A number of courts have held that a State's "make whole" doctrine is preempted by ERISA. See Harris, supra, 208 F.3d at 280-81; Sunbeam-Oster Co., Inc. v. Whitehurst Jr., 102 F.3d 1368, 1375-76 (5th Cir. 1996); Ryan by Capria-Ryan v. Fed. Express Corp., 78 F.3d 123, 126-28 (3d Cir. 1996); Provident Life & Accident Ins. Co. v. Linthicum, 930 F.2d 14, 16 (8th Cir. 1991); Blue Cross & Blue Shield v. Sanders, 974 F. Supp. 1416, 1420-22 (N.D. Ala. 1997), aff'd, 138 F.3d 1347 (11th Cir. 1998); MedCenters Health Care, Inc. v. Ochs, 854 F. Supp. 589, 592-94 (D. Minn. 1993), aff'd, 26 F.3d 865 (8th Cir. 1994). But see Cagle, supra, 112 F.3d at 1521; Cutting, supra, 993 F.2d at 1297-98; York v. Sevier County Ambulance Auth., 8 S.W.3d 616, 621 (Tenn. 1999). We do not suggest that these are the only cases that have ruled upon the issue. We merely point these cases out for guidance of the parties on remand. For further guidance of the parties on remand, we suggest they develop the following issues:

(1) Does the plan contain language expressly dealing with the "make whole" doctrine?*fn3

(2) What is the effect of any express language upon the preemption clause?

(3) What is the effect of a determination that there is no express language in the plan dealing with the subject?

(4) Has plaintiff been made whole?

The case settled for $275,000. Plaintiff's medical expenses were nearly $38,000. Plaintiff also claimed a wage loss of $360,000 and significant loss of function in his lower back. However, he asserts that he compromised his claim because he was concerned that he might not be able to prove that his back surgery was related to the incident. If the back surgery was related to the incident, obviously his recovery was insufficient. On the other hand, if the back surgery was not related to the incident, his settlement may be more than adequate. We suggest that this issue needs to be developed more completely on remand. For example, because subrogation is essentially an equitable doctrine *fn4, on remand the parties should consider whether there should be a pro-rata allocation made on equitable principles if there is a serious question as to whether plaintiff's back injury and resultant medical expenses are related to the accident. We have a strong public policy favoring settlement of litigation. Nolan by Nolan v. Lee Ho, 120 N.J. 465, 472 (1990) (citing Jannarone v. W.T. Co., 65 N.J. Super. 472, 476 (App. Div.), certif. denied, 35 N.J. 61 (1961)).

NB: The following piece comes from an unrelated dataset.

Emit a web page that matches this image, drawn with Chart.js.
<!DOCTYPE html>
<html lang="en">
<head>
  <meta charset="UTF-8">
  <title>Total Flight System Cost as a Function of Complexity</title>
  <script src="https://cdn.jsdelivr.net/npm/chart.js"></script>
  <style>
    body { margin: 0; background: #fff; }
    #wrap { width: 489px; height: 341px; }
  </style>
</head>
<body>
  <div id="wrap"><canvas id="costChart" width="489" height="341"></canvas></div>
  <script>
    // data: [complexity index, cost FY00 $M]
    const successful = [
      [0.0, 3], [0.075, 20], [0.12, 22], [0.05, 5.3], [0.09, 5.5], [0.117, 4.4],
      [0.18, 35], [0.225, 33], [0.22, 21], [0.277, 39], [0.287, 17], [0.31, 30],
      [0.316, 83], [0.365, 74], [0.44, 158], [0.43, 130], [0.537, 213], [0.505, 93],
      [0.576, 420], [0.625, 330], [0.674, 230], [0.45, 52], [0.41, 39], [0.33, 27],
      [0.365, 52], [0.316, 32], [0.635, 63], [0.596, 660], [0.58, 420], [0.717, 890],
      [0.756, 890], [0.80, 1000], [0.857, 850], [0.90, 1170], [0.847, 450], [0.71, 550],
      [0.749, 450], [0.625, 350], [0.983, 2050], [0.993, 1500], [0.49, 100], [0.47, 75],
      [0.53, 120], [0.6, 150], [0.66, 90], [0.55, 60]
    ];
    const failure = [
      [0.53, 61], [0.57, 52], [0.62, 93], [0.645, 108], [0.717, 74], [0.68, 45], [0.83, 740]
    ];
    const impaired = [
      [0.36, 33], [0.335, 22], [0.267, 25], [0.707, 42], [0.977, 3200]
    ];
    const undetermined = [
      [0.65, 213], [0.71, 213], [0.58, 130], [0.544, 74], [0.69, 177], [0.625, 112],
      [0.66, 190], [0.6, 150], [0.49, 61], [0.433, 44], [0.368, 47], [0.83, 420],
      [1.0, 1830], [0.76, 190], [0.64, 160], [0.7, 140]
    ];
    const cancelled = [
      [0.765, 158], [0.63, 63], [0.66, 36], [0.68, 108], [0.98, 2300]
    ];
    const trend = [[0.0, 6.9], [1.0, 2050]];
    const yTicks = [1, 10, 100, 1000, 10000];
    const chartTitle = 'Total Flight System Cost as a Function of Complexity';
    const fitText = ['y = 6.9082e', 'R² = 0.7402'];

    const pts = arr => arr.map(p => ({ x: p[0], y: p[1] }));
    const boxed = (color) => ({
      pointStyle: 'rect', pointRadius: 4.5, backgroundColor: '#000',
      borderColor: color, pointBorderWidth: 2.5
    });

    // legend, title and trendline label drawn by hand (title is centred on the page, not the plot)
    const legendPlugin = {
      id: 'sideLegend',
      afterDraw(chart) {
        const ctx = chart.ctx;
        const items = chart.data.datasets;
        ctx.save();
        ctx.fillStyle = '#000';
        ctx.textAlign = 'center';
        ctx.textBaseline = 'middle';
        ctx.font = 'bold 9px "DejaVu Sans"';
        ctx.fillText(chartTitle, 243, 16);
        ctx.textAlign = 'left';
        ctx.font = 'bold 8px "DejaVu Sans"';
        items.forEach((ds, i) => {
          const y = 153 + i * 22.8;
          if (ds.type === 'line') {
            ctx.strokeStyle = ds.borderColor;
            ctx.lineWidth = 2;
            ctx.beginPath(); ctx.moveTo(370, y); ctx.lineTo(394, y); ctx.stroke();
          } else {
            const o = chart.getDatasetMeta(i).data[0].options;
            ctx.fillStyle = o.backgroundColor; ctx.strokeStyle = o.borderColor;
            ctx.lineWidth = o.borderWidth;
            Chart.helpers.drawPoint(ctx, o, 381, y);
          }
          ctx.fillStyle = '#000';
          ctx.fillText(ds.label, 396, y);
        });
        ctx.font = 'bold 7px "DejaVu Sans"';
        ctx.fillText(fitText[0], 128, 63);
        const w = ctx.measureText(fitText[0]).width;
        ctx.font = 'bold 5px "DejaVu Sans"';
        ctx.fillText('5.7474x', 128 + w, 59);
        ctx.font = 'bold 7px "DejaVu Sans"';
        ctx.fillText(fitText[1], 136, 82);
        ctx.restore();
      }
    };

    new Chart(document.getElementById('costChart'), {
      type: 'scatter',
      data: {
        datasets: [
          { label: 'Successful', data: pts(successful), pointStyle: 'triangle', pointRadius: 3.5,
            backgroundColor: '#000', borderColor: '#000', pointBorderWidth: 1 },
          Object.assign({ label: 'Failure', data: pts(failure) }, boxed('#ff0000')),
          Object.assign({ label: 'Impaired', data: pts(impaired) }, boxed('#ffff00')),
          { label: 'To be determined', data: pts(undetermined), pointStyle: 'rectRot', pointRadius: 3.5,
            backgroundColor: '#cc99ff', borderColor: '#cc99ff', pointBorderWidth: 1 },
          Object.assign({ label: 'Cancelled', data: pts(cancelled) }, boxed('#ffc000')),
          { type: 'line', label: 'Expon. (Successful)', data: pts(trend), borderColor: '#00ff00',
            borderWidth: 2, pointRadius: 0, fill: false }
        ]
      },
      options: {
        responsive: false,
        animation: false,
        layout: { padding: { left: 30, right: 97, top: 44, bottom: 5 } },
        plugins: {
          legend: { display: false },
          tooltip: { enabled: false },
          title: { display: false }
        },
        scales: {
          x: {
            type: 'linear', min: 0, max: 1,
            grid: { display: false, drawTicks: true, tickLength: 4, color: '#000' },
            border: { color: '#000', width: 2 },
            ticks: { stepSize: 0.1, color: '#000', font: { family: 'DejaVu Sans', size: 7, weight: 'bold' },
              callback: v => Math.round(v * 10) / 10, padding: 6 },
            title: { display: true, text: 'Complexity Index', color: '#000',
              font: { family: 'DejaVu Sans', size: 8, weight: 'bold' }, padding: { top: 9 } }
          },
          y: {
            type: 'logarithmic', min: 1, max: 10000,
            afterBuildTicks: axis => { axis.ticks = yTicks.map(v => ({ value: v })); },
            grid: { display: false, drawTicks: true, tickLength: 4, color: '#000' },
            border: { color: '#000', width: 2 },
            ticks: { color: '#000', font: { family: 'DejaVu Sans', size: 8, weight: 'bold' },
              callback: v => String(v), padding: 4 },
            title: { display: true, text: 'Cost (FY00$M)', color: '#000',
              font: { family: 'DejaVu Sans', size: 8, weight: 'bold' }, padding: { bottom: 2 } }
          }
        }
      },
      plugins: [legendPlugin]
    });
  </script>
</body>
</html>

An allocation made on equitable principles would be consistent with that strong public policy and would provide some measure of protection to an injured plaintiff who may not, in good faith, be willing to run the risk of an adverse judgment. These are merely examples of questions that should be considered on remand. Obviously, the parties are free to develop what other issues may be relevant in resolving the present dispute between them.

Reversed and remanded for further proceedings not inconsistent with this opinion.